>> start

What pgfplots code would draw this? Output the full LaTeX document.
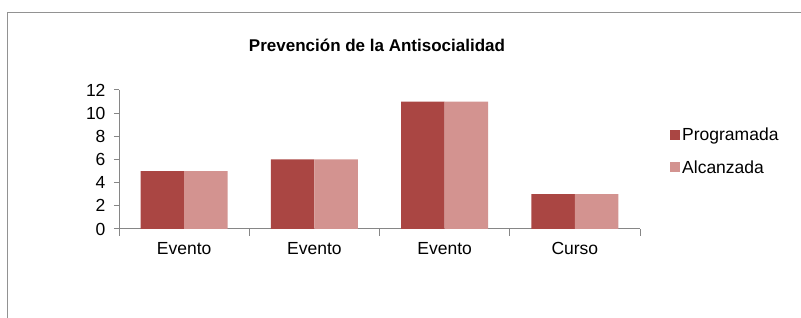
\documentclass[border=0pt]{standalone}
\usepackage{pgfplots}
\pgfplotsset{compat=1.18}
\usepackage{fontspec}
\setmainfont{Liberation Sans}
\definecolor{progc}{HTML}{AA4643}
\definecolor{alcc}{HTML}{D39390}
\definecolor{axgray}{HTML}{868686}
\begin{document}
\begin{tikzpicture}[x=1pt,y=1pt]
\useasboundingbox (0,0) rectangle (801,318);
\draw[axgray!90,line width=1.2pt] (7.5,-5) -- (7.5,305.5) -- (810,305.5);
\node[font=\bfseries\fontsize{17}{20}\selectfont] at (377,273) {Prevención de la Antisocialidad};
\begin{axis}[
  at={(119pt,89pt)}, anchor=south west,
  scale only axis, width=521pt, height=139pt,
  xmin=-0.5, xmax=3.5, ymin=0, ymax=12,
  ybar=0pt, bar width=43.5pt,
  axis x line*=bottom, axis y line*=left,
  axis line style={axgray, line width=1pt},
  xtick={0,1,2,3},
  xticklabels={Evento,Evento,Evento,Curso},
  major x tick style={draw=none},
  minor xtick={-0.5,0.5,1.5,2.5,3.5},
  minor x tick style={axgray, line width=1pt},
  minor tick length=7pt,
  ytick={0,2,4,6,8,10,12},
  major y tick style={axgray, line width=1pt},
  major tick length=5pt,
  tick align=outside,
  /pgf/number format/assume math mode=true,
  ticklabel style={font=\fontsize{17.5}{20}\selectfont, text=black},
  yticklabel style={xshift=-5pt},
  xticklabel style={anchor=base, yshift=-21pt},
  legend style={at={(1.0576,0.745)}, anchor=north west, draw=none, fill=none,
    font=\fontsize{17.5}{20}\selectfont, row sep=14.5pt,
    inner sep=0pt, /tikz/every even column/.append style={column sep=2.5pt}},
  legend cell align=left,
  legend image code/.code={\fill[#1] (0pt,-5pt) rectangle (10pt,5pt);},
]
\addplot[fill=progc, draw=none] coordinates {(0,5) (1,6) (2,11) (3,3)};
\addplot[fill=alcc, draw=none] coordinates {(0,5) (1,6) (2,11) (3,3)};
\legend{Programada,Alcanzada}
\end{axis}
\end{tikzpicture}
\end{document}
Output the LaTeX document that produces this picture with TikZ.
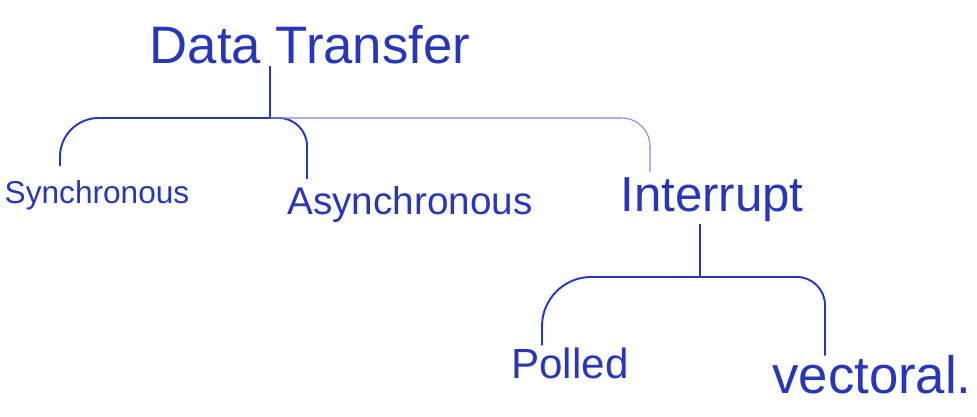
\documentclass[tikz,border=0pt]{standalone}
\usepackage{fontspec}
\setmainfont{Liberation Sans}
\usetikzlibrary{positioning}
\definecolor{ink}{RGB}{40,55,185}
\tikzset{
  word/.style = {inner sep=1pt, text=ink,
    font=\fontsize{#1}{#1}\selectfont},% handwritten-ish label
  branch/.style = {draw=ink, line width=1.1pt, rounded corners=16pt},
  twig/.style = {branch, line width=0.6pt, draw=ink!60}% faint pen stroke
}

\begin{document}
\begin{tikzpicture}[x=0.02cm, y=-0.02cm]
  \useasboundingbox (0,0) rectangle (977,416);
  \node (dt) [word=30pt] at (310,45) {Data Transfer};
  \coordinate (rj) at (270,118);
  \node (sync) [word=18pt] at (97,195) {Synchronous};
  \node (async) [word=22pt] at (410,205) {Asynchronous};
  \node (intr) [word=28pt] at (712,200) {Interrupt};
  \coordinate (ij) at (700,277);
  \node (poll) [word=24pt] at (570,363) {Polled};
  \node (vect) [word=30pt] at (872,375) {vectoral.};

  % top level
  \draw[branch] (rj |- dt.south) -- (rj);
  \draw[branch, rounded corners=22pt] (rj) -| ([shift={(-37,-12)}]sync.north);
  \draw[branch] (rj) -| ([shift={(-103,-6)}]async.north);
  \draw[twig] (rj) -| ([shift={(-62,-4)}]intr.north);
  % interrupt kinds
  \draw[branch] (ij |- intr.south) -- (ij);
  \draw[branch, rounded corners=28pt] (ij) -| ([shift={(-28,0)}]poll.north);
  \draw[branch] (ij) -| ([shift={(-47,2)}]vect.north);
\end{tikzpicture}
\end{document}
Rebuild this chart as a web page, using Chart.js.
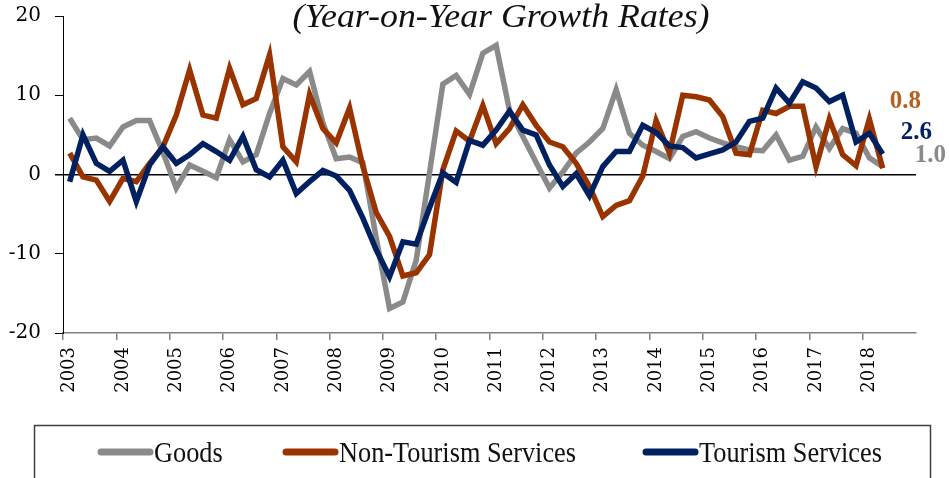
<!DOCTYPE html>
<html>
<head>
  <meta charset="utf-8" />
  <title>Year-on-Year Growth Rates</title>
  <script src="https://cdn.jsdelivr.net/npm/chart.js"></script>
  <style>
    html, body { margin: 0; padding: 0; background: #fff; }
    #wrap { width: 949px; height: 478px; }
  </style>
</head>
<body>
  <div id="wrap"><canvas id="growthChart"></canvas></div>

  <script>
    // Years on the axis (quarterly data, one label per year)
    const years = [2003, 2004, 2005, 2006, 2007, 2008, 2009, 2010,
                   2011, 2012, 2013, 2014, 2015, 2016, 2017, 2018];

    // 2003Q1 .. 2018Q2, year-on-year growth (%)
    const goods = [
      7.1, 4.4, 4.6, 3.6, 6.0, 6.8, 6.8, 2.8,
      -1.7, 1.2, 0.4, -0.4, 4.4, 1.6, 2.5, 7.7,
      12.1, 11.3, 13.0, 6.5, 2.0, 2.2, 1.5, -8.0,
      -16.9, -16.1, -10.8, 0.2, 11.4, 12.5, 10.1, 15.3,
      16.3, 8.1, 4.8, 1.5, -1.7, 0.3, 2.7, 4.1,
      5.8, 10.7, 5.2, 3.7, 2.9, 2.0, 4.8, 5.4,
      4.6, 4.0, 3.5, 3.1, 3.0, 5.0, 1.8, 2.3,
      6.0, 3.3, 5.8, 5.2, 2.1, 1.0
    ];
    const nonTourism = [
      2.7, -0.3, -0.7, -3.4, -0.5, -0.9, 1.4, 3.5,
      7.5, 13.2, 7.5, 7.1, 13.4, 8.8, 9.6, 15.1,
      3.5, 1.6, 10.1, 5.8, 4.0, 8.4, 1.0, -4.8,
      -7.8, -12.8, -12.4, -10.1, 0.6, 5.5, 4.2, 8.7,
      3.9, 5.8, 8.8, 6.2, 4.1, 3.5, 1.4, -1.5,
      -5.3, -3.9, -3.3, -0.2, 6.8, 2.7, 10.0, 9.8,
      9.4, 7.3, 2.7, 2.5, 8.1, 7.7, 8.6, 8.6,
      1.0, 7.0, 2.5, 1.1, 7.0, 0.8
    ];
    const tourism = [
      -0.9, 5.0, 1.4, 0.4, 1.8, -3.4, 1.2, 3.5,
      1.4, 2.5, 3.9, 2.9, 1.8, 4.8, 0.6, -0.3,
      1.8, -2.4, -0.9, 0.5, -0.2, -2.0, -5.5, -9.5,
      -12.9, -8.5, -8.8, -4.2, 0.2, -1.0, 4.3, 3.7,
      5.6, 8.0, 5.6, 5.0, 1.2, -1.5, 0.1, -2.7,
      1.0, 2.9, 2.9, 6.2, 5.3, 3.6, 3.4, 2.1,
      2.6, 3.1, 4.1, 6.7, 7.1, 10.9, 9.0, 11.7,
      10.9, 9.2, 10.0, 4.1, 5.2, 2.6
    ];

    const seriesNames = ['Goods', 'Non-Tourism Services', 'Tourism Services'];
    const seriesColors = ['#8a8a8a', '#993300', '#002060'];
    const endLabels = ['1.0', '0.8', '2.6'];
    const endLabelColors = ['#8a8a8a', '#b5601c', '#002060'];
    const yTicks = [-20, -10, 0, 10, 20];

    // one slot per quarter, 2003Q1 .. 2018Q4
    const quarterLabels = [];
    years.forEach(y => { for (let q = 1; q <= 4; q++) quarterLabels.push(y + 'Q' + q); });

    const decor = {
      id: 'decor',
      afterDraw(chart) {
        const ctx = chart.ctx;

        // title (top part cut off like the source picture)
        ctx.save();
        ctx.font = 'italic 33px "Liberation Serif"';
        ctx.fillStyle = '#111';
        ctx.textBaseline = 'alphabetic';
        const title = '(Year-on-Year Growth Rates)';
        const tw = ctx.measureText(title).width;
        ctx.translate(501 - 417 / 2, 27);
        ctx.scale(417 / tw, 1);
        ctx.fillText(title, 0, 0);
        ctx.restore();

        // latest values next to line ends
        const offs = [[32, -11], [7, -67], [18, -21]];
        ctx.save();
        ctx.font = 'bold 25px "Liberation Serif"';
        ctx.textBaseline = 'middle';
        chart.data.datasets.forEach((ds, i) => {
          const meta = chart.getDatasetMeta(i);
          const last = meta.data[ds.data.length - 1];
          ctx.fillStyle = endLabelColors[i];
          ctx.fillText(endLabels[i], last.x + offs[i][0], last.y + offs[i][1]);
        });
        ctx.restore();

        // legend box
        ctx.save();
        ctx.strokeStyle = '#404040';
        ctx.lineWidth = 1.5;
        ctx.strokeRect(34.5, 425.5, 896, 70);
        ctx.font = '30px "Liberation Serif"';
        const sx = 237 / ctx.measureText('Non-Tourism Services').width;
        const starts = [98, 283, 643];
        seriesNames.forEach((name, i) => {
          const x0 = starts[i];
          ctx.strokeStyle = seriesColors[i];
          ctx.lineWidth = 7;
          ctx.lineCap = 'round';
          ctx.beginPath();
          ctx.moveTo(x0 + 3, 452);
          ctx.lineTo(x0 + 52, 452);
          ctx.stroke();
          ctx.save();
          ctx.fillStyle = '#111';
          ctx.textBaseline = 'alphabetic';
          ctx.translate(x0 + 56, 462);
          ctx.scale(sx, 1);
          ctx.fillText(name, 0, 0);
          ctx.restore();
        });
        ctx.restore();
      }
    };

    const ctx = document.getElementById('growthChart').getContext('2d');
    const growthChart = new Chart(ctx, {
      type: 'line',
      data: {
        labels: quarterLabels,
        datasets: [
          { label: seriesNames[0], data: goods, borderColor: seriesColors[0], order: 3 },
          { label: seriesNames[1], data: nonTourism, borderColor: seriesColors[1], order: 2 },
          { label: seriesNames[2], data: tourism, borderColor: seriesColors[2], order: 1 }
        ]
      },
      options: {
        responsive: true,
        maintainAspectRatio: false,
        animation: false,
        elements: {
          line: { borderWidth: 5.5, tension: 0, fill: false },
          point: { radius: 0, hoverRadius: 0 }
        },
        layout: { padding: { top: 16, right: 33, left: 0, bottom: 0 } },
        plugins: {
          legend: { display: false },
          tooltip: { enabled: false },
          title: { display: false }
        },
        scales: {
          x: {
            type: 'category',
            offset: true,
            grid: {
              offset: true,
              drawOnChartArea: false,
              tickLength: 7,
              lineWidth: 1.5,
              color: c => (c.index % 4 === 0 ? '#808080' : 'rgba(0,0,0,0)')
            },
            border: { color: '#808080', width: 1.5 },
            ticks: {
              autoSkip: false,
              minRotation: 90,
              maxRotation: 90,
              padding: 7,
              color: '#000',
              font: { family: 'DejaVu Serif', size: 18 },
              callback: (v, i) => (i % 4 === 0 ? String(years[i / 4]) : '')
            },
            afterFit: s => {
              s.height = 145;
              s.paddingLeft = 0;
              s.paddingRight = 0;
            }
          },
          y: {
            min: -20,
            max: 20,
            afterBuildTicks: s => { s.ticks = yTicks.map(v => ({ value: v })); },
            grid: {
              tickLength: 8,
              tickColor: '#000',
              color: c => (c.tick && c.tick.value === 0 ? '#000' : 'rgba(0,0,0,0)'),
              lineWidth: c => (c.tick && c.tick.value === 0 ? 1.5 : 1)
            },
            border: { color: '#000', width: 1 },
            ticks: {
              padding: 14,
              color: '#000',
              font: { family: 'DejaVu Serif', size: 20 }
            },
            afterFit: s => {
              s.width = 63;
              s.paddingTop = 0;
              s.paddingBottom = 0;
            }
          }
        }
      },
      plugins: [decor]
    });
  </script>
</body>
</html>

>> end

== Exercise ==
Search the data above for the string "code" and copy each line that has it.

== Final answer ==
What pgfplots code would draw this? Output the full LaTeX document.
  legend image code/.code={\fill[#1] (0pt,-5pt) rectangle (10pt,5pt);},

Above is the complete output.